On the other hand, I suspect that including standard headers in different orders should not change the declarations like that, and there are other differences beyond toupper and tolower. That’s probably a bug, so I have filed one against libstdc++. So while we can hope this specific issue might be fixed in the future, no doubt the scourge of include order affecting semantics will be with us more or less forever.

Does this happen on all libc versions? Mostly yes, but it gets complicated.

The above results apply directly to gcc 5.5 and glibc 2.23, since that’s what I used, but things get weirder on newer versions (starting around glibc 2.27). On newer versions, the issue as described above occurs between <algorithm> and <ctype.h>, but additionally <stdlib.h> enters the picture11: if you include <stdlib.h> before <ctype.h> you’ll enter slow mode, which doesn’t happen on earlier versions. So apparently <stdlib.h> also ends up defining __NO_CTYPE at some point on these newer versions12. At least here we can’t blame clang-format sorting – it might fix the issue for by sorting headers (in files where you aren’t including any other problematic header).

Comments

You can leave a comment below.

This post was also discussed on Hacker News and lobste.rs.

Thanks

Thanks to HN user ufo who pointed out you don’t need a lambda to adapt std::toupper for use in std::transform, and Jonathan Müller who subsequently pointed out that in fact you do want a lambda.
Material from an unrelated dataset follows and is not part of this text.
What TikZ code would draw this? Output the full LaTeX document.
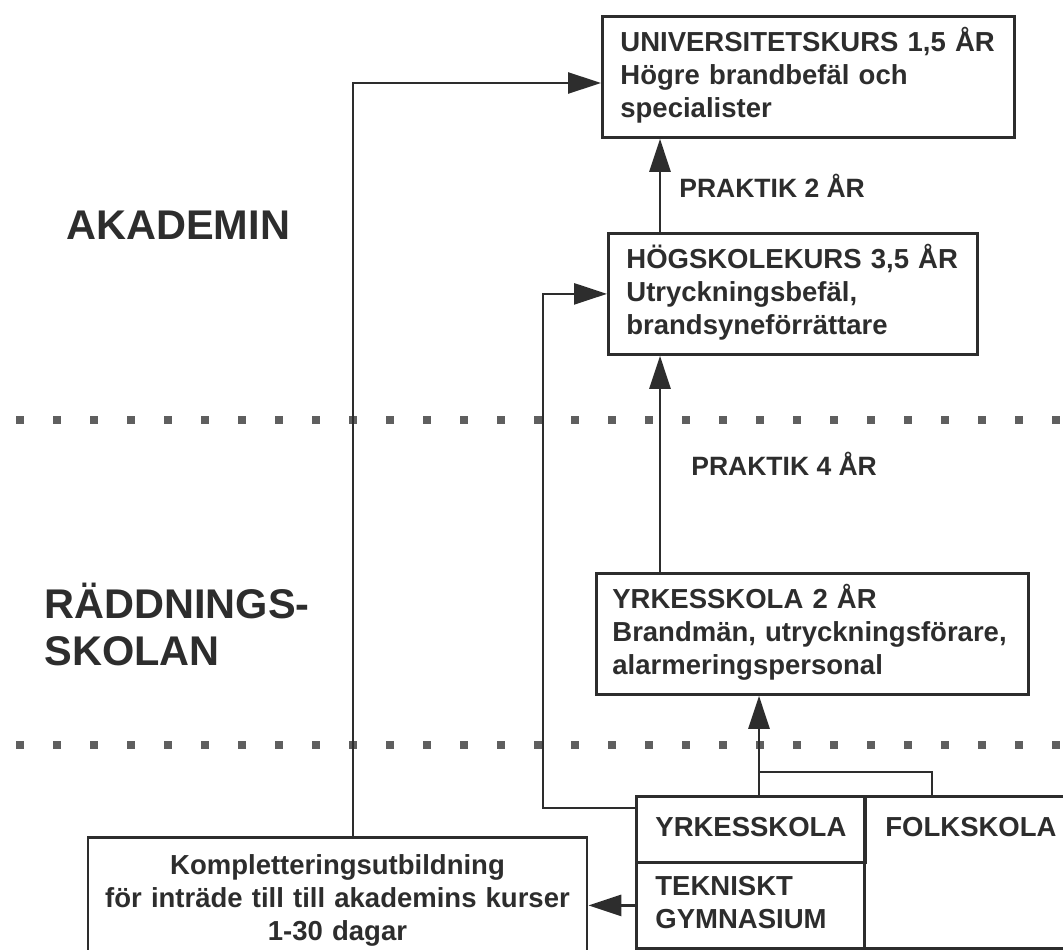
\documentclass[tikz,border=0pt]{standalone}
\usepackage{fontspec}
\setmainfont{Liberation Sans}
\usetikzlibrary{arrows.meta}
\definecolor{ink}{RGB}{45,45,45}
\definecolor{dotgray}{RGB}{95,95,95}

\begin{document}
\begin{tikzpicture}[x=1pt, y=-1pt, color=ink, line width=2.8pt,
    box/.style={draw, rectangle, anchor=north west, inner xsep=18pt, inner ysep=0pt, align=left,
      font=\fontsize{27.5}{33}\selectfont\bfseries, execute at begin node=\strut, execute at end node=\strut},
    cell/.style={draw, rectangle, anchor=north west, inner xsep=19pt, inner ysep=16.5pt,
      font=\fontsize{27.5}{33}\selectfont\bfseries, text height=23.1pt, text depth=9.9pt},
    zone/.style={anchor=north west, inner sep=0pt, align=left,
      font=\fontsize{41.5}{47}\selectfont\bfseries, execute at begin node=\strut},
    praktik/.style={anchor=west, inner sep=0pt, font=\fontsize{26.5}{30}\selectfont\bfseries},
    arr/.style={-{Triangle[length=33pt,width=21pt]}}]
        \useasboundingbox (0,0) rectangle (1063,950);
        \clip (0,0) rectangle (1063,950);

          \foreach \row in {420,745}
            \foreach \i in {0,...,28}
              \fill[dotgray] ({20+37*\i},\row) ++(-4,-4) rectangle ++(8,8);

          \node[zone] (akademin) at (65,205) {AKADEMIN};
          \node[zone] (raddning) at (43,582) {RÄDDNINGS-\\SKOLAN};

          \node[box, text width=376pt, minimum height=121pt] (univ) at (601,15) {UNIVERSITETSKURS 1,5 ÅR\\Högre brandbefäl och\\specialister};
          \node[box, text width=333pt, minimum height=121pt] (hogskola) at (607,232) {HÖGSKOLEKURS 3,5 ÅR\\Utryckningsbefäl,\\brandsyneförrättare};
          \node[box, inner xsep=16pt, text width=400pt, minimum height=121pt] (yrk2) at (595,572) {YRKESSKOLA 2 ÅR\\Brandmän, utryckningsförare,\\alarmeringspersonal};

          \node[cell] (yrk) at (635,795) {YRKESSKOLA};
          \node[box, inner xsep=19pt, text width=190pt, minimum height=86pt] (tekn) at (635,861) {TEKNISKT\\GYMNASIUM};
          \node[cell, inner xsep=21pt, text depth=95.9pt] (folk) at (863,795) {FOLKSKOLA};
          \node[box, anchor=north, align=center, inner xsep=5pt, text width=489pt, inner ysep=13.9pt] (kompl) at (337.5,836) {Kompletteringsutbildning\\för inträde till till akademins kurser\\1-30 dagar};

          \coordinate (spine) at (660,0);
          \coordinate (fork) at (759,772);
          \coordinate (forkr) at (932,772);
          \coordinate (lbend) at (543,808);
          \coordinate (kbend) at (353,83);

          \draw[arr] (spine |- hogskola.north) -- node[praktik, xshift=18pt] {PRAKTIK 2 ÅR} (spine |- univ.south);
          \draw[arr] (spine |- yrk2.north) -- node[praktik, xshift=30pt] {PRAKTIK 4 ÅR} (spine |- hogskola.south);
          \draw[arr] (fork |- yrk.north) -- (fork |- yrk2.south);
          \draw (fork) -- (forkr) -- (forkr |- folk.north);
          \draw[arr] (lbend -| yrk.west) -- (lbend) |- (hogskola.west);
          \draw[arr] (tekn.west) -- (tekn.west -| kompl.east);
          \draw[arr] (kompl.north -| kbend) -- (kbend) -- (kbend -| univ.west);

\end{tikzpicture}
\end{document}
Thanks to Andrey Semashev who pointed out in the comments some additional details of what’s going on and recommended re-filing the bug against libstdc++ rather than glibc.

If you liked this post, check out the homepage for others you might enjoy.




  1. Yes, toupper(3) from <ctype.h> is basically irreparably broken for most non-ASCII use, because it cannot handle multibyte characters, but it is good enough for our purposes. We only feed it ASCII strings. 

  2. ASCII conveniently locates lowercase and uppercase characters 32 positions apart, meaning that converting between then is a simple matter of adding or subtracting 32. In fact, if we were sure that all our input were ASCII letters, we could just unconditionally clear the 5th bit, e.g. c & 0b11011111, which would lower any uppercase and leave lowercase unchanged. Of course, we can’t rely on inputs to be letters, so we need the range check to avoid clobbering non-letter char values. 

  3. Err, that would be a Jittered Performance Scatter Plot. This is basically a scatter plot with some interesting parameter on the x-axis (in this case, the size of the input) and performance (in this case, cycles per character, lower is better) on the y-axis. The main feature is that each x parameter value is sampled multiple times: here the benchmark is repeated 10 times for each size 

  4. In particular, characters are chosen uniformly at random in the range [32, 127], so the if statement in the function is true ~27% of the time. 

  5. Specifically, I’m showing the generated code in both cases for the raw loop version, the only difference being the order of include of <algorithm> and <ctype.h>. The source generated is basically the same for all the fast and slow variants: e.g., the std::transform version generates basically the same slow and fast assembly as shown if you use it through <algorithm> or “copy and paste”, respectively. 

  6. Even the fast loop isn’t as fast as I could be, as the lookup table pointer is redundantly reloaded (mov rdx, QWORD PTR [rax]) inside the loop. That table pointer would change when the locale changes, but it is not updated during the loop so it could be hoisted. Perhaps the compiler can’t prove that because we are writing a char array (which could in principle alias [rax], the table pointer), but even __restrict__ doesn’t help. A different version of the loop which just sums the toupper values and doesn’t write to a char array does receive this optimization - the load of the pointer is moved outside the loop. 

  7. This range check doesn’t leave in the trace in the inlined assembly, because the compiler already knows that char values will always fall in the range [-128, 255] - it is needed only because the API to toupper(c) takes an int value rather than char so people could pass any old int value but the lookup tables are only sized for char, so this check is needed to avoid out-of-bounds accesses. 

  8. Incidentally, this shows why the std::toupper routines don’t show any dependence on input size: they don’t use branches (except for the range-check branches which will predict perfectly), but rather a branch-free lookup table. 

  9. This call could not be inlined even if you wanted to: its body is not available in the header. 

  10. A simple lookup table will be faster than the “fast” version using std::toupper since it doesn’t have to mess around with the extra indirection to get to the table. toupper_lookup illustrates this approach and runs at 1.32 cycles per byte. Of if you really cared about this, a vectorized approach would be at least 10x as fast again. 

  11. I’m not really picking on stdlib.h (or <algorithm> for that matter) - it is entirely likely that all C++ headers, and possibly many more C headers also trigger the behavior, but I didn’t test for that. I was including stdlib.h just to get the definition for size_t

  12. So yes, it happens because newer stdlib.h, when included from C++, actually includes not the “C” stdlib.h, but a C++ stdlib.h override file which includes a bunch of stuff including <bits/os_defines.h> before ultimately including the base “C” stdlib.h.